The first alleged variance does not warrant reversal of Matthews’s sentence because it did not prejudice Matthews. To determine the quantity of pure methamphetamine, Burnett conducted a chemical analysis of the liquid seized by the investigating officers. To conduct this analysis, Burnett had to determine with reasonable certainty the amount of liquid at issue. Therefore, the prosecution presented evidence that supported the facts alleged in the indictment. See Olson, 925 F.2d at 1176.
Matthews is correct, however, that the second alleged variance constitutes a constructive amendment of the indictment. When the government proved a drug quantity at trial that subjected Matthews to a higher statutory maximum sentence, it proved an aggravated offense that had not been charged in the indictment. The district court in turn relied on this higher drug quantity to determine Matthews’s maximum statutory sentence. This was error. See Cotton, — U.S. at -, 122 S.Ct. at 1785; see also United States v. Pazsint, 703 F.2d 420, 424 (9th Cir.1983) (holding that jury instructions on facts that differed from those alleged in the indictment “destroyed the defendant’s substantial right to be tried only on charges presented in an indictment returned by a grand jury”) (quoting Stirone, 361 U.S. at 217, 80 S.Ct. 270); United States v. Solis, 841 F.2d 307, 309 (9th Cir.1988) (stating that “the Fifth Amendment is violated when the grand jury charges one crime and the jury convicts of another”).
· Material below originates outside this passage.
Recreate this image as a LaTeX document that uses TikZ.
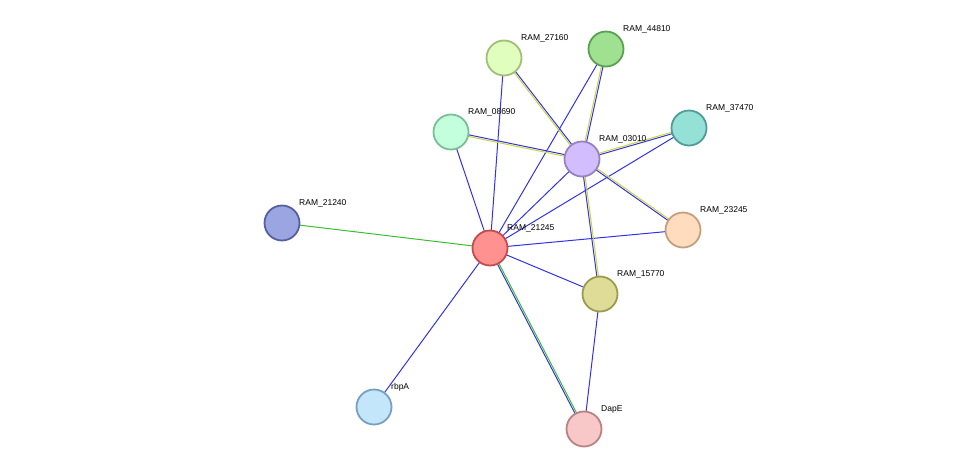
\documentclass[tikz,border=0pt]{standalone}
\usepackage{fontspec}
\setmainfont{Liberation Sans}
\usetikzlibrary{positioning, calc}

\tikzset{
  prot/.style={circle, minimum size=35pt, inner sep=0pt, line width=1.8pt},
  plab/.style={font=\fontsize{8.5}{10}\selectfont, inner sep=0pt, anchor=south west},
  blueedge/.style={draw={rgb,255:red,50;green,50;blue,230}, line width=1pt},
  yedge/.style={draw={rgb,255:red,200;green,215;blue,60}, line width=1pt},
  gedge/.style={draw={rgb,255:red,60;green,190;blue,50}, line width=1pt}
}
% single and paired connectors
\newcommand{\oneedge}[3]{\draw[#3] (#1) -- (#2);}
\newcommand{\twoedge}[3]{%
  \draw[blueedge] ($(#1)!0.8pt!-90:(#2)$) -- ($(#2)!0.8pt!90:(#1)$);
  \draw[#3] ($(#1)!0.8pt!90:(#2)$) -- ($(#2)!0.8pt!-90:(#1)$);}

\begin{document}
\begin{tikzpicture}[x=1pt,y=-1pt]
\useasboundingbox (0,0) rectangle (976,475);

\coordinate (c27160) at (504,58);
\coordinate (c44810) at (606,49);
\coordinate (c08690) at (451,132);
\coordinate (c37470) at (689,128);
\coordinate (c03010) at (582,159);
\coordinate (c21240) at (282,223);
\coordinate (c21245) at (490,248);
\coordinate (c23245) at (683,230);
\coordinate (c15770) at (600,294);
\coordinate (crbpA) at (374,407);
\coordinate (cDapE) at (584,429);

% connectors
\foreach \t in {c27160,c44810,c08690,c03010,c37470,c23245,c15770,crbpA}
  \oneedge{c21245}{\t}{blueedge};
\oneedge{c21245}{c21240}{gedge}
\twoedge{c21245}{cDapE}{gedge}
\foreach \t in {c27160,c44810,c08690,c37470,c23245,c15770}
  \twoedge{c03010}{\t}{yedge};
\oneedge{c15770}{cDapE}{blueedge}

% proteins
\node[prot, fill={rgb,255:red,224;green,255;blue,190}, draw={rgb,255:red,160;green,190;blue,120}] (n27160) at (c27160) {};
\node[prot, fill={rgb,255:red,160;green,225;blue,145}, draw={rgb,255:red,90;green,160;blue,80}] (n44810) at (c44810) {};
\node[prot, fill={rgb,255:red,195;green,255;blue,220}, draw={rgb,255:red,120;green,190;blue,150}] (n08690) at (c08690) {};
\node[prot, fill={rgb,255:red,150;green,225;blue,215}, draw={rgb,255:red,80;green,155;blue,150}] (n37470) at (c37470) {};
\node[prot, fill={rgb,255:red,210;green,190;blue,255}, draw={rgb,255:red,150;green,130;blue,190}] (n03010) at (c03010) {};
\node[prot, fill={rgb,255:red,155;green,165;blue,225}, draw={rgb,255:red,85;green,95;blue,160}] (n21240) at (c21240) {};
\node[prot, fill={rgb,255:red,255;green,145;blue,145}, draw={rgb,255:red,195;green,75;blue,75}] (n21245) at (c21245) {};
\node[prot, fill={rgb,255:red,255;green,220;blue,190}, draw={rgb,255:red,195;green,160;blue,125}] (n23245) at (c23245) {};
\node[prot, fill={rgb,255:red,222;green,220;blue,150}, draw={rgb,255:red,155;green,155;blue,80}] (n15770) at (c15770) {};
\node[prot, fill={rgb,255:red,195;green,230;blue,250}, draw={rgb,255:red,120;green,160;blue,190}] (nrbpA) at (crbpA) {};
\node[prot, fill={rgb,255:red,248;green,200;blue,200}, draw={rgb,255:red,185;green,130;blue,130}] (nDapE) at (cDapE) {};

% labels
\foreach \n/\s in {27160/RAM\_27160,44810/RAM\_44810,08690/RAM\_08690,37470/RAM\_37470,03010/RAM\_03010,21240/RAM\_21240,21245/RAM\_21245,23245/RAM\_23245,15770/RAM\_15770,rbpA/rbpA,DapE/DapE}
  \node[plab] (l\n) at ($(c\n)+(17,-16)$) {\s};
\end{tikzpicture}
\end{document}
But as noted, because Matthews’s ten-year sentence was within the five-to-forty year sentencing range for the crime that was charged in the indictment, we cannot conclude that this error warrants reversal for plain error, because Matthews could have received a ten-year sentence even if he had been convicted only of the quantity that was actually charged in the indictment.
III. Other Issues
We also reject Matthews’s argument that he was prejudiced by the admission of evidence that, months after the crime charged in the indictment, he employed “live explosive devices” while making methamphetamine. He contends that this evidence should have been excluded under Rules 403 and 404(a) of the Federal Rules of Evidence. Matthews claims that the testimony about the explosive devices impermissibly suggested that he had a propensity to protect his desert compound with weapons as well. We review for plain error because Matthews’s motion in limine was insufficient to preserve this issue. See United States v. Archdale, 229 F.3d 861, 864 (9th Cir.2000).
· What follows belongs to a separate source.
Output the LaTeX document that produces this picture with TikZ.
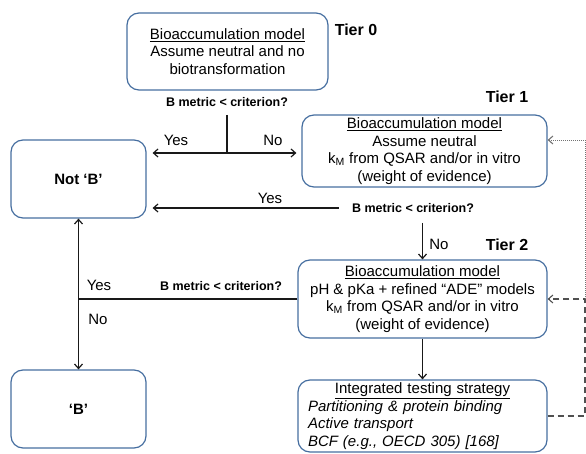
\documentclass[tikz,border=0pt]{standalone}
\usepackage{fontspec}
\setmainfont{Liberation Sans}
\usetikzlibrary{arrows.meta}
\definecolor{boxblue}{RGB}{70,110,160}
\definecolor{linegray}{RGB}{25,25,25}
\definecolor{dashgray}{RGB}{80,80,80}
\begin{document}
\begin{tikzpicture}[x=1pt,y=-1pt,
  box/.style={draw=boxblue, line width=1.2pt, rounded corners=12pt, align=center,
    font=\fontsize{15}{17.5}\selectfont, inner sep=0pt},
  qlabel/.style={font=\bfseries\fontsize{12.5}{14}\selectfont, inner sep=1pt},
  tier/.style={font=\bfseries\fontsize{16}{18}\selectfont, inner sep=0pt},
  lbl/.style={font=\fontsize{15}{17}\selectfont, inner sep=0pt},
  tip/.style={-{Straight Barb[length=4.5pt,width=8pt,line width=1.2pt]}},
  conn/.style={line width=1.2pt, draw=linegray},
  arr/.style={conn, tip},
  dashconn/.style={line width=1.1pt, draw=dashgray, dash pattern=on 6pt off 4pt},
  dotconn/.style={line width=0.8pt, draw=dashgray!80, dash pattern=on 1pt off 1pt}
]
\useasboundingbox (0,0) rectangle (586,454);

% boxes
\node[box, minimum width=201pt, minimum height=77pt] (t0) at (227.5,51.5)
  {\underline{Bioaccumulation model}\\Assume neutral and no\\biotransformation};
\node[box, minimum width=245pt, minimum height=72pt] (t1) at (424.5,151)
  {\underline{Bioaccumulation model}\\Assume neutral\\k\textsubscript{M} from QSAR and/or in vitro\\(weight of evidence)};
\node[box, minimum width=135pt, minimum height=78pt, font=\bfseries\fontsize{15}{17.5}\selectfont] (notB) at (78.5,179) {Not ‘B’};
\node[box, minimum width=249pt, minimum height=78pt] (t2) at (422.5,299)
  {\underline{Bioaccumulation model}\\pH \& pKa + refined “ADE” models\\k\textsubscript{M} from QSAR and/or in vitro\\(weight of evidence)};
\node[box, minimum width=249pt, minimum height=72pt, text width=229pt, align=left, inner xsep=10pt] (its) at (422.5,416)
  {\makebox[\hsize]{\underline{Integrated testing strategy}}\\
   \itshape Partitioning \& protein binding\\
   \itshape Active transport\\
   \itshape BCF (e.g., OECD 305) [168]};
\node[box, minimum width=135pt, minimum height=78pt, font=\bfseries\fontsize{15}{17.5}\selectfont] (B) at (78.5,409) {‘B’};

% tier labels
\node[tier] (tier0) at (356,30) {Tier 0};
\node[tier] (tier1) at (507,97) {Tier 1};
\node[tier] (tier2) at (507,245) {Tier 2};

% question labels
\node[qlabel] (q0) at (227,102) {B metric < criterion?};
\node[qlabel] (q1) at (413,208) {B metric < criterion?};
\node[qlabel] (q2) at (221,286) {B metric < criterion?};

% yes/no labels
\node[lbl] (yes0) at (176,140) {Yes};
\node[lbl] (no0) at (273,140) {No};
\node[lbl] (yes1) at (270,198) {Yes};
\node[lbl] (no1) at (439,244) {No};
\node[lbl] (yes2) at (99,285) {Yes};
\node[lbl] (no2) at (98,319) {No};

% coordinates
\coordinate (j0) at (227,153);
\coordinate (j2) at (notB.south |- t2.west);
\coordinate (r1) at (585,140);
\coordinate (r2) at (r1 |- t2.east);
\coordinate (r3) at (r1 |- its.east);

% tier 0 decision
\draw[conn, shorten <=7pt] (q0.south) -- (j0);
\draw[arr, shorten >=6pt] (j0) -- (j0 -| notB.east);
\draw[arr, shorten >=5pt] (j0) -- (j0 -| t1.west);

% tier 1 decision
\draw[arr, shorten <=12pt, shorten >=6pt] (q1.west) -- (q1.west -| notB.east);
\draw[arr, shorten <=9pt] (q1.south -| t2.north) -- (t2.north);

% tier 2 decision
\draw[conn] (t2.west) -- (j2);
\draw[arr] (j2) -- (notB.south);
\draw[arr] (j2) -- (B.north);
\draw[arr] (t2.south) -- (its.north);

% feedback loops
\draw[dashconn, -{Straight Barb[length=4.5pt,width=8pt,line width=1.1pt]}] (its.east) -- (r3) -- (r2) -- (t2.east);
\draw[dotconn, -{Straight Barb[length=4.5pt,width=8pt,line width=1.1pt]}] (r2) -- (r1) -- (r1 -| t1.east);
\end{tikzpicture}
\end{document}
The evidence was admissible under Rule 404(b) of the Federal Rules of Evidence, which permits use of other acts evidence to prove modus operandi. Furthermore, the district court did not err in determining under Rule 403 that the probative value of the evidence outweighed any prejudice, because Matthews does not suggest how he was prejudiced, other than to argue that it *463rendered his testimony - that he did not use and carry a weapon - less credible.
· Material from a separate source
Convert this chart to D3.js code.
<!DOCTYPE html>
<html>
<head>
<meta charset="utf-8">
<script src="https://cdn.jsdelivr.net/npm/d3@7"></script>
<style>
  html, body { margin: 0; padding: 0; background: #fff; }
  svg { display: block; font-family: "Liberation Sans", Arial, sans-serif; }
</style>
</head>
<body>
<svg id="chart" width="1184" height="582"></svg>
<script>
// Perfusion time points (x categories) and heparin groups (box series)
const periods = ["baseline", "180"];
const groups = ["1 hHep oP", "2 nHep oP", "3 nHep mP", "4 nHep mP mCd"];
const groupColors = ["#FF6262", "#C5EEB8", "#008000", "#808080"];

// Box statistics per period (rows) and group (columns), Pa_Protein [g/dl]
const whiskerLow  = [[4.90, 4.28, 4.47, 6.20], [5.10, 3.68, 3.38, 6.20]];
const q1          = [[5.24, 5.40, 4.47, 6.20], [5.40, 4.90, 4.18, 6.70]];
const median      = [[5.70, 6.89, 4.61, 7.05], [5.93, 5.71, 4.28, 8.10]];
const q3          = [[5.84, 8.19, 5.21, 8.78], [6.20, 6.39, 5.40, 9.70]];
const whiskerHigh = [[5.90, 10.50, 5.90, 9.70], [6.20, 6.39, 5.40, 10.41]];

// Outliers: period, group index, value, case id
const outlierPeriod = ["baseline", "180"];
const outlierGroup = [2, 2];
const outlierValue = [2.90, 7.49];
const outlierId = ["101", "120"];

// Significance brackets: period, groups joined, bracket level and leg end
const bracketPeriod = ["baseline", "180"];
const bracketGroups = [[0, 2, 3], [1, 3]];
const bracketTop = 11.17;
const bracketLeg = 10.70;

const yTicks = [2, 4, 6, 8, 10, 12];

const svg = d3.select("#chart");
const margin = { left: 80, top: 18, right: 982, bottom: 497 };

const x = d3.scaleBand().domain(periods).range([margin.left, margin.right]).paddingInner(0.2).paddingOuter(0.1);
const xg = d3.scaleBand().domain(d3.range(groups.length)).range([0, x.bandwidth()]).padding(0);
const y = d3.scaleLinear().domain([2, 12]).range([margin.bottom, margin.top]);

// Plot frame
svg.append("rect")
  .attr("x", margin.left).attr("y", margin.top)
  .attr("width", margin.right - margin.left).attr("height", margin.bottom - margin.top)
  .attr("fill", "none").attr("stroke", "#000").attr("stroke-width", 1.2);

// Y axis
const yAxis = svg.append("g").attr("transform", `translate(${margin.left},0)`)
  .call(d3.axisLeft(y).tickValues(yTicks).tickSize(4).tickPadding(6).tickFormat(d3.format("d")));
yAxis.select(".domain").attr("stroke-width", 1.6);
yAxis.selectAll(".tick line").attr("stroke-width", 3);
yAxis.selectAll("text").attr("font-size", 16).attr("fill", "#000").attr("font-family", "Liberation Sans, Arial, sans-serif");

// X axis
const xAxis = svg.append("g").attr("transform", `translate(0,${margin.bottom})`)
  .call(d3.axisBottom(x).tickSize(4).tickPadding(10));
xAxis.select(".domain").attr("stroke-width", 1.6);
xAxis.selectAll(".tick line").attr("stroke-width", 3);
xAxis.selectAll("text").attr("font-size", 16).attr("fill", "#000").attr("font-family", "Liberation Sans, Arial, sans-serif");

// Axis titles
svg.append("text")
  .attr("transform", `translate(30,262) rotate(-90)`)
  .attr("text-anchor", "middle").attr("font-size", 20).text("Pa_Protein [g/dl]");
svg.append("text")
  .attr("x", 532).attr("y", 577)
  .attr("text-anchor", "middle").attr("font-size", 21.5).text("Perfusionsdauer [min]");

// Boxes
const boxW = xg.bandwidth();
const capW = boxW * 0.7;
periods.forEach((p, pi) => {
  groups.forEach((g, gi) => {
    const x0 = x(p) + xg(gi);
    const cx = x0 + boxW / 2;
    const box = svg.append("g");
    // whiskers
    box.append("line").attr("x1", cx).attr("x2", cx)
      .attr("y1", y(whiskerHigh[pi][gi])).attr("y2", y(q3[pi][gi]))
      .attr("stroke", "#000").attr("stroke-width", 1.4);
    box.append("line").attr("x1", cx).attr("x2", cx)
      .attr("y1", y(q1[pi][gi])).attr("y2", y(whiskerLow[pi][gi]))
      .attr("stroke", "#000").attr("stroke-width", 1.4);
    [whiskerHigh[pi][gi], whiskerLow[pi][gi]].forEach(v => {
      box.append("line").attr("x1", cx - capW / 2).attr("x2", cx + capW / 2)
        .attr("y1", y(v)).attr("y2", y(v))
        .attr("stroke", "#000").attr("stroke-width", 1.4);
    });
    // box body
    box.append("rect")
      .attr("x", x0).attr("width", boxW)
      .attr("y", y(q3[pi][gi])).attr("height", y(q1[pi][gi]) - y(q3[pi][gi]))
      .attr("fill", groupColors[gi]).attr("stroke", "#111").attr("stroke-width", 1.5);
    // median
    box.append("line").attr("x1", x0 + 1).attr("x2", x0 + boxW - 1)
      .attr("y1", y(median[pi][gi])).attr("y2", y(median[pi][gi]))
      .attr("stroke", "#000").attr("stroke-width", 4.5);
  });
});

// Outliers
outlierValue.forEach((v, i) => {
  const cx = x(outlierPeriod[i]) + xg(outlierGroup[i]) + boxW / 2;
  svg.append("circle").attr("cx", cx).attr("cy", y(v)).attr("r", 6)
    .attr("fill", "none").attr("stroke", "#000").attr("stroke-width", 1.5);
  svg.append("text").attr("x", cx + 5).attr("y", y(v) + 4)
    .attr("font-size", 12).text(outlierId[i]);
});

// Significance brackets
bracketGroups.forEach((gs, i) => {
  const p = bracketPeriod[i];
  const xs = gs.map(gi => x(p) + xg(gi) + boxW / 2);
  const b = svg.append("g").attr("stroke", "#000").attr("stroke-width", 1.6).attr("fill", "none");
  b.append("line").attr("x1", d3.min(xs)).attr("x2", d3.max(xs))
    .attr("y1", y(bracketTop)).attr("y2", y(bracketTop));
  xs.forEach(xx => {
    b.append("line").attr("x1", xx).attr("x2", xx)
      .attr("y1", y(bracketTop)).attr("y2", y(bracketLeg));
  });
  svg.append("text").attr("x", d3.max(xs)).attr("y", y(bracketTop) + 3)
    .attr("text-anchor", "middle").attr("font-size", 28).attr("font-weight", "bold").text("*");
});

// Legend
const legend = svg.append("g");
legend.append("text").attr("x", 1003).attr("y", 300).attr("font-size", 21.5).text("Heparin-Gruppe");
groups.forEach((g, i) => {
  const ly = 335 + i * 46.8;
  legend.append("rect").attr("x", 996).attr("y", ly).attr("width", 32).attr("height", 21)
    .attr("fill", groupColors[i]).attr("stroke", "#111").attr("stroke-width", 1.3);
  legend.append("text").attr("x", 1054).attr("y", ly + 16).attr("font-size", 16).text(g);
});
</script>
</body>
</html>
Finally, Matthews contends that he was improperly punished for separate violations of § 841 arising from the same act. We have held, however, that manufacturing and possession of the methamphetamine are independent criminal acts. See United States v. Mora, 876 F.2d 76, 78 (9th Cir.1989) (holding that a defendant could be punished separately for the offenses of importation of illegal drugs and possession with intent to distribute). Therefore, multiple sentences were appropriate.
AFFIRMED.
This disposition is not appropriate for publication and may not be cited to or by the courts of this circuit except as may be provided by Ninth Circuit Rule 36-3.